Restate the whole listing word for word. Pictures are left out.

[START The data]

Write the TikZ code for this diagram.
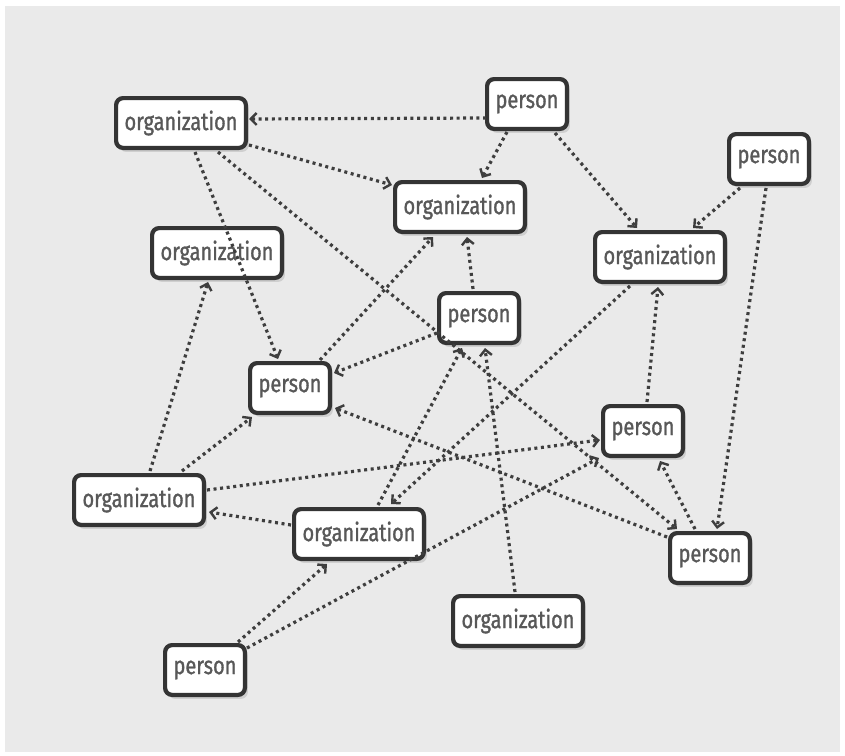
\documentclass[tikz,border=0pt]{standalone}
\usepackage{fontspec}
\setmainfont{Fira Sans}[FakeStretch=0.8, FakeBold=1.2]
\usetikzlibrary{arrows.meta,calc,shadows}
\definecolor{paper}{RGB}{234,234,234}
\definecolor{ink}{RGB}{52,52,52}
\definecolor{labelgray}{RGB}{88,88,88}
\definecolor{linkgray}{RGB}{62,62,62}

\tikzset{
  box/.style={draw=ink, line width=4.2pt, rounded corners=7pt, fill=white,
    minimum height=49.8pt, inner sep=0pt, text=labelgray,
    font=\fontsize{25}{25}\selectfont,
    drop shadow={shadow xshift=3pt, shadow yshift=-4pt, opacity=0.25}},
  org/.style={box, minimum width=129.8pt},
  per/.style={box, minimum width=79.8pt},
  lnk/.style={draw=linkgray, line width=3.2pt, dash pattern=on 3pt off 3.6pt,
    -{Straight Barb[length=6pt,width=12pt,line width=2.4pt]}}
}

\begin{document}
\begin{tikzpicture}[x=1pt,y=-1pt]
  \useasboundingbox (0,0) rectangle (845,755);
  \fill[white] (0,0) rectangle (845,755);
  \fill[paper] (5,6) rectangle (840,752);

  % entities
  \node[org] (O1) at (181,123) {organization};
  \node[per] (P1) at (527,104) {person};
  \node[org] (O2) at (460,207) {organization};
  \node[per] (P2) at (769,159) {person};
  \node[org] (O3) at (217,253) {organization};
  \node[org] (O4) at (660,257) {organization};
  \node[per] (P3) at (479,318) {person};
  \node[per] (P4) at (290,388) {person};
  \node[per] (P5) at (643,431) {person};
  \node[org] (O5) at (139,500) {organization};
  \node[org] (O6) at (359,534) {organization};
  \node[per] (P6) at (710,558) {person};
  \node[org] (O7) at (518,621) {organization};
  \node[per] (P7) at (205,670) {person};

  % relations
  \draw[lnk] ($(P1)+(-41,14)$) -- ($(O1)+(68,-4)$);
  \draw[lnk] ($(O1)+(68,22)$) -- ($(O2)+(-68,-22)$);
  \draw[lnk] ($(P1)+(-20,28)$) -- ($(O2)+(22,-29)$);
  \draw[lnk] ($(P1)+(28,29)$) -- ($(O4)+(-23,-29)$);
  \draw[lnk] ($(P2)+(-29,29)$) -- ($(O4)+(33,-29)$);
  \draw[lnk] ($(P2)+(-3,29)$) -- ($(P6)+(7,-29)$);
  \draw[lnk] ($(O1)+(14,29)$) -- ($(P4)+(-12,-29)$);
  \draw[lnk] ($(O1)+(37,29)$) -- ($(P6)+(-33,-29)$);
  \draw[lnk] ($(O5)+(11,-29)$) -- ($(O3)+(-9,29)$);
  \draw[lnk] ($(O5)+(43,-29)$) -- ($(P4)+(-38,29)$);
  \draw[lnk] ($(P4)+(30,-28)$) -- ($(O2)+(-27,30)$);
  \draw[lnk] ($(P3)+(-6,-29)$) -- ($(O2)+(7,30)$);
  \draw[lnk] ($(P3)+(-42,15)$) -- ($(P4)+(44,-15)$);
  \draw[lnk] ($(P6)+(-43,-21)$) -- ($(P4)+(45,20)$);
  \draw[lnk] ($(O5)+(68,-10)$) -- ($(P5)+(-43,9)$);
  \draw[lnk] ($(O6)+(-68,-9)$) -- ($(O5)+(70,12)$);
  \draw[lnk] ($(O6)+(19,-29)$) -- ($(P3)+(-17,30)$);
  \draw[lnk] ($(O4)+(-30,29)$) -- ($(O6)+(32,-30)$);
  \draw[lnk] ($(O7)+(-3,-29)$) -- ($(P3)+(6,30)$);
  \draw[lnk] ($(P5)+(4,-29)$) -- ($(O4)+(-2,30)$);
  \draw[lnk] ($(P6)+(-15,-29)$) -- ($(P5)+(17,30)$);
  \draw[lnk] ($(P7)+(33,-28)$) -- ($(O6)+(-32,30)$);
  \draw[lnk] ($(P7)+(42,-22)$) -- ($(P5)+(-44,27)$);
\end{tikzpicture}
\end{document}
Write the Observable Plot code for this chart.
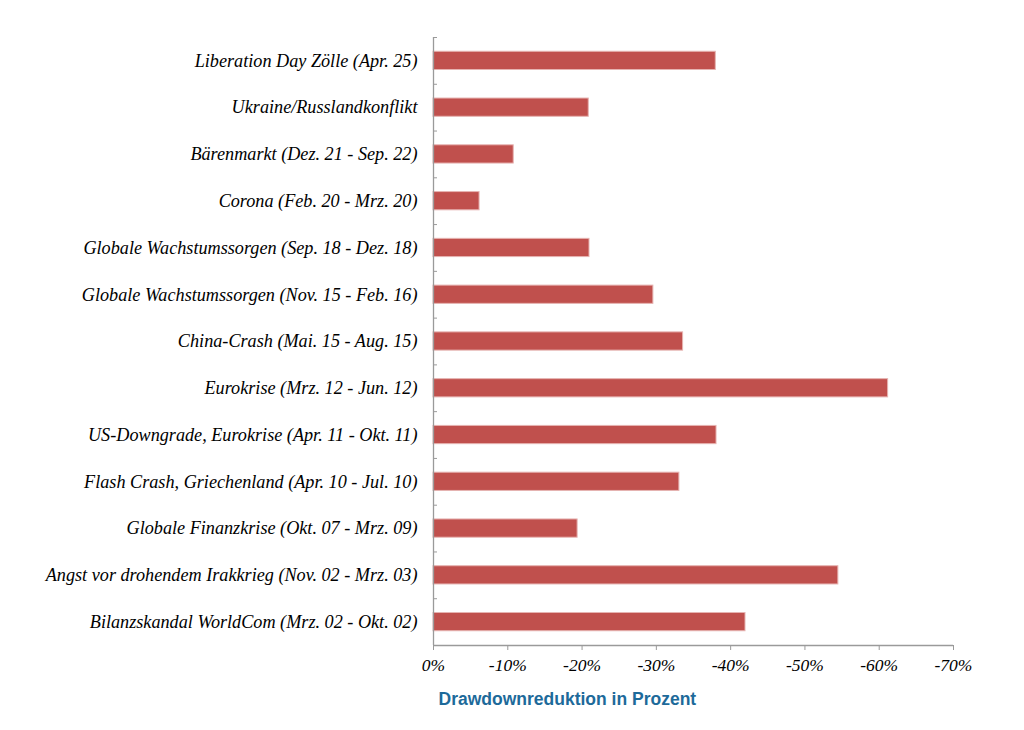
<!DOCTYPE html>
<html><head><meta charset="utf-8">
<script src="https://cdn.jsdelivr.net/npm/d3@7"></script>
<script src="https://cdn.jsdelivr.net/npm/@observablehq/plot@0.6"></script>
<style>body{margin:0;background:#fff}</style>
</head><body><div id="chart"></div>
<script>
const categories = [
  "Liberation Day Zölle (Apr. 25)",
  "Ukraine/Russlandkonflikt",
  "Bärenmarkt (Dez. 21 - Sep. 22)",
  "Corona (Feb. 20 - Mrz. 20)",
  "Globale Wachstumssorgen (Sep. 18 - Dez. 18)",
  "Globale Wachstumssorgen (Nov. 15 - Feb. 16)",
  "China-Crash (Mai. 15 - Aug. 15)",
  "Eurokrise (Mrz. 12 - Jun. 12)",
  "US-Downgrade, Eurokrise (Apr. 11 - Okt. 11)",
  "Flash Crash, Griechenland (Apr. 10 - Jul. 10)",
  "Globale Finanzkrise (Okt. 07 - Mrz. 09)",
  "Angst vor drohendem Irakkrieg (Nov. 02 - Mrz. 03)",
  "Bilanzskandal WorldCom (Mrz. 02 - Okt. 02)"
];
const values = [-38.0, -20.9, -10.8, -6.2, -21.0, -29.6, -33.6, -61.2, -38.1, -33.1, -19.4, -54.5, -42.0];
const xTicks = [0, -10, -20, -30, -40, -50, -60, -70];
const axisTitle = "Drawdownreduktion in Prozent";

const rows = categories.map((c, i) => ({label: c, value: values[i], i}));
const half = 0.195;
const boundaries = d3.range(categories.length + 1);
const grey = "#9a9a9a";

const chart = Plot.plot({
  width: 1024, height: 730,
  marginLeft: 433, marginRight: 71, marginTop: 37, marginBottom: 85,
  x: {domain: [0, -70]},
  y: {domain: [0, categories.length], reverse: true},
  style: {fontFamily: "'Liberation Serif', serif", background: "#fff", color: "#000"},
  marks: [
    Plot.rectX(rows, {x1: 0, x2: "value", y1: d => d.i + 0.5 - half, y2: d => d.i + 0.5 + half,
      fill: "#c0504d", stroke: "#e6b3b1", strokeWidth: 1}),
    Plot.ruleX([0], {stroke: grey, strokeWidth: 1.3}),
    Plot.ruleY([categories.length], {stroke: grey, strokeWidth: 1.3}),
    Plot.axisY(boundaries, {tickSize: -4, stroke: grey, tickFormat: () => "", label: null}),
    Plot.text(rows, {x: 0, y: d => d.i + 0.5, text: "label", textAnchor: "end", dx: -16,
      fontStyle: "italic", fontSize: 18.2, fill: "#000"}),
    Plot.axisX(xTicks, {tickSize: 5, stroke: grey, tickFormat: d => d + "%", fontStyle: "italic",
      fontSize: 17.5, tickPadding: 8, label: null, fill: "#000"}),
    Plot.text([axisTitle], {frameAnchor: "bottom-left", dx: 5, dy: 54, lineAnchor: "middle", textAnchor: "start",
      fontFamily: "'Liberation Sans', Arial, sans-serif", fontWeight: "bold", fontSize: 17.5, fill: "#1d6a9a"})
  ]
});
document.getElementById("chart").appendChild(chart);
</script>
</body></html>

[END The data]

_Solution to this problem_
Write the TikZ code for this diagram.
\documentclass[tikz,border=0pt]{standalone}
\usepackage{fontspec}
\setmainfont{Fira Sans}[FakeStretch=0.8, FakeBold=1.2]
\usetikzlibrary{arrows.meta,calc,shadows}
\definecolor{paper}{RGB}{234,234,234}
\definecolor{ink}{RGB}{52,52,52}
\definecolor{labelgray}{RGB}{88,88,88}
\definecolor{linkgray}{RGB}{62,62,62}

\tikzset{
  box/.style={draw=ink, line width=4.2pt, rounded corners=7pt, fill=white,
    minimum height=49.8pt, inner sep=0pt, text=labelgray,
    font=\fontsize{25}{25}\selectfont,
    drop shadow={shadow xshift=3pt, shadow yshift=-4pt, opacity=0.25}},
  org/.style={box, minimum width=129.8pt},
  per/.style={box, minimum width=79.8pt},
  lnk/.style={draw=linkgray, line width=3.2pt, dash pattern=on 3pt off 3.6pt,
    -{Straight Barb[length=6pt,width=12pt,line width=2.4pt]}}
}

\begin{document}
\begin{tikzpicture}[x=1pt,y=-1pt]
  \useasboundingbox (0,0) rectangle (845,755);
  \fill[white] (0,0) rectangle (845,755);
  \fill[paper] (5,6) rectangle (840,752);

  % entities
  \node[org] (O1) at (181,123) {organization};
  \node[per] (P1) at (527,104) {person};
  \node[org] (O2) at (460,207) {organization};
  \node[per] (P2) at (769,159) {person};
  \node[org] (O3) at (217,253) {organization};
  \node[org] (O4) at (660,257) {organization};
  \node[per] (P3) at (479,318) {person};
  \node[per] (P4) at (290,388) {person};
  \node[per] (P5) at (643,431) {person};
  \node[org] (O5) at (139,500) {organization};
  \node[org] (O6) at (359,534) {organization};
  \node[per] (P6) at (710,558) {person};
  \node[org] (O7) at (518,621) {organization};
  \node[per] (P7) at (205,670) {person};

  % relations
  \draw[lnk] ($(P1)+(-41,14)$) -- ($(O1)+(68,-4)$);
  \draw[lnk] ($(O1)+(68,22)$) -- ($(O2)+(-68,-22)$);
  \draw[lnk] ($(P1)+(-20,28)$) -- ($(O2)+(22,-29)$);
  \draw[lnk] ($(P1)+(28,29)$) -- ($(O4)+(-23,-29)$);
  \draw[lnk] ($(P2)+(-29,29)$) -- ($(O4)+(33,-29)$);
  \draw[lnk] ($(P2)+(-3,29)$) -- ($(P6)+(7,-29)$);
  \draw[lnk] ($(O1)+(14,29)$) -- ($(P4)+(-12,-29)$);
  \draw[lnk] ($(O1)+(37,29)$) -- ($(P6)+(-33,-29)$);
  \draw[lnk] ($(O5)+(11,-29)$) -- ($(O3)+(-9,29)$);
  \draw[lnk] ($(O5)+(43,-29)$) -- ($(P4)+(-38,29)$);
  \draw[lnk] ($(P4)+(30,-28)$) -- ($(O2)+(-27,30)$);
  \draw[lnk] ($(P3)+(-6,-29)$) -- ($(O2)+(7,30)$);
  \draw[lnk] ($(P3)+(-42,15)$) -- ($(P4)+(44,-15)$);
  \draw[lnk] ($(P6)+(-43,-21)$) -- ($(P4)+(45,20)$);
  \draw[lnk] ($(O5)+(68,-10)$) -- ($(P5)+(-43,9)$);
  \draw[lnk] ($(O6)+(-68,-9)$) -- ($(O5)+(70,12)$);
  \draw[lnk] ($(O6)+(19,-29)$) -- ($(P3)+(-17,30)$);
  \draw[lnk] ($(O4)+(-30,29)$) -- ($(O6)+(32,-30)$);
  \draw[lnk] ($(O7)+(-3,-29)$) -- ($(P3)+(6,30)$);
  \draw[lnk] ($(P5)+(4,-29)$) -- ($(O4)+(-2,30)$);
  \draw[lnk] ($(P6)+(-15,-29)$) -- ($(P5)+(17,30)$);
  \draw[lnk] ($(P7)+(33,-28)$) -- ($(O6)+(-32,30)$);
  \draw[lnk] ($(P7)+(42,-22)$) -- ($(P5)+(-44,27)$);
\end{tikzpicture}
\end{document}
Write the Observable Plot code for this chart.
<!DOCTYPE html>
<html><head><meta charset="utf-8">
<script src="https://cdn.jsdelivr.net/npm/d3@7"></script>
<script src="https://cdn.jsdelivr.net/npm/@observablehq/plot@0.6"></script>
<style>body{margin:0;background:#fff}</style>
</head><body><div id="chart"></div>
<script>
const categories = [
  "Liberation Day Zölle (Apr. 25)",
  "Ukraine/Russlandkonflikt",
  "Bärenmarkt (Dez. 21 - Sep. 22)",
  "Corona (Feb. 20 - Mrz. 20)",
  "Globale Wachstumssorgen (Sep. 18 - Dez. 18)",
  "Globale Wachstumssorgen (Nov. 15 - Feb. 16)",
  "China-Crash (Mai. 15 - Aug. 15)",
  "Eurokrise (Mrz. 12 - Jun. 12)",
  "US-Downgrade, Eurokrise (Apr. 11 - Okt. 11)",
  "Flash Crash, Griechenland (Apr. 10 - Jul. 10)",
  "Globale Finanzkrise (Okt. 07 - Mrz. 09)",
  "Angst vor drohendem Irakkrieg (Nov. 02 - Mrz. 03)",
  "Bilanzskandal WorldCom (Mrz. 02 - Okt. 02)"
];
const values = [-38.0, -20.9, -10.8, -6.2, -21.0, -29.6, -33.6, -61.2, -38.1, -33.1, -19.4, -54.5, -42.0];
const xTicks = [0, -10, -20, -30, -40, -50, -60, -70];
const axisTitle = "Drawdownreduktion in Prozent";

const rows = categories.map((c, i) => ({label: c, value: values[i], i}));
const half = 0.195;
const boundaries = d3.range(categories.length + 1);
const grey = "#9a9a9a";

const chart = Plot.plot({
  width: 1024, height: 730,
  marginLeft: 433, marginRight: 71, marginTop: 37, marginBottom: 85,
  x: {domain: [0, -70]},
  y: {domain: [0, categories.length], reverse: true},
  style: {fontFamily: "'Liberation Serif', serif", background: "#fff", color: "#000"},
  marks: [
    Plot.rectX(rows, {x1: 0, x2: "value", y1: d => d.i + 0.5 - half, y2: d => d.i + 0.5 + half,
      fill: "#c0504d", stroke: "#e6b3b1", strokeWidth: 1}),
    Plot.ruleX([0], {stroke: grey, strokeWidth: 1.3}),
    Plot.ruleY([categories.length], {stroke: grey, strokeWidth: 1.3}),
    Plot.axisY(boundaries, {tickSize: -4, stroke: grey, tickFormat: () => "", label: null}),
    Plot.text(rows, {x: 0, y: d => d.i + 0.5, text: "label", textAnchor: "end", dx: -16,
      fontStyle: "italic", fontSize: 18.2, fill: "#000"}),
    Plot.axisX(xTicks, {tickSize: 5, stroke: grey, tickFormat: d => d + "%", fontStyle: "italic",
      fontSize: 17.5, tickPadding: 8, label: null, fill: "#000"}),
    Plot.text([axisTitle], {frameAnchor: "bottom-left", dx: 5, dy: 54, lineAnchor: "middle", textAnchor: "start",
      fontFamily: "'Liberation Sans', Arial, sans-serif", fontWeight: "bold", fontSize: 17.5, fill: "#1d6a9a"})
  ]
});
document.getElementById("chart").appendChild(chart);
</script>
</body></html>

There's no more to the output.